The recent bidding process that left historic industrial giant Techint out of the game did not shake the business community because of the amount or the contract itself. What shook it was the implicit message. This time the last name, the lobbying, and the political clout were not enough. This time the winner was the one who offered a better price and better conditions. Nothing more. Nothing less. In a normal economy, that would be self-evident. In Argentina, it was a disruptive signal. Meanwhile President Milei did not miss the opportunity: he described on X Paolo Rocca, owner of Techint, as "Don chatarrín de los tubitos caros."

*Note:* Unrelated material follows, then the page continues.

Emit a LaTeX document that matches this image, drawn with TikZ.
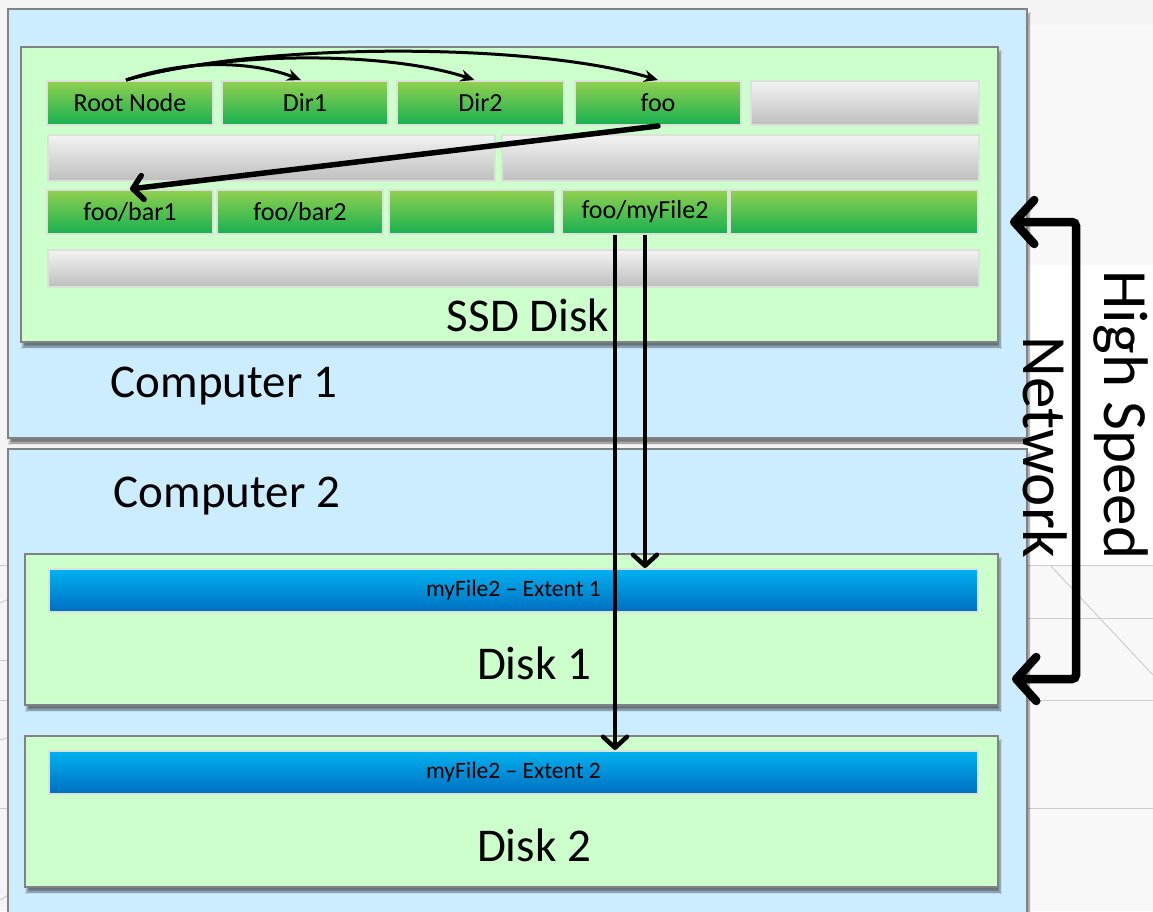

For years, the dominant discourse associated "national industry" with permanent privilege. The idea took hold that defending local production implied closing the economy, manipulating prices, and excluding competitors. Under that narrative, efficiency stopped being a goal and innovation became optional. Protection doesn't strengthen industry: it infantilizes it. It removes incentives to improve, reduce costs, and raise standards. It turns industry into a hostage of the political power of the moment.
The result is plain to see. Companies that are used to operating in a closed ecosystem suddenly discover that they are not competitive when they face the real world. Far from taking responsibility, they react as always: by demanding "special" rules, denouncing "unfair competition," and calling for State intervention. It is the typical response of crony capitalism, not genuine capitalism. There is no self-criticism, there is nostalgia for lost privilege.
This type of episode fulfills a key function: it lays bare the rent-seeking structure that statism built over decades. When distortions are eliminated, the market reallocates resources toward those who use them best. That is not ideology; it is economic calculation. That calculation is impossible when the State distorts prices, protects inefficiencies, or decides winners and losers according to political convenience.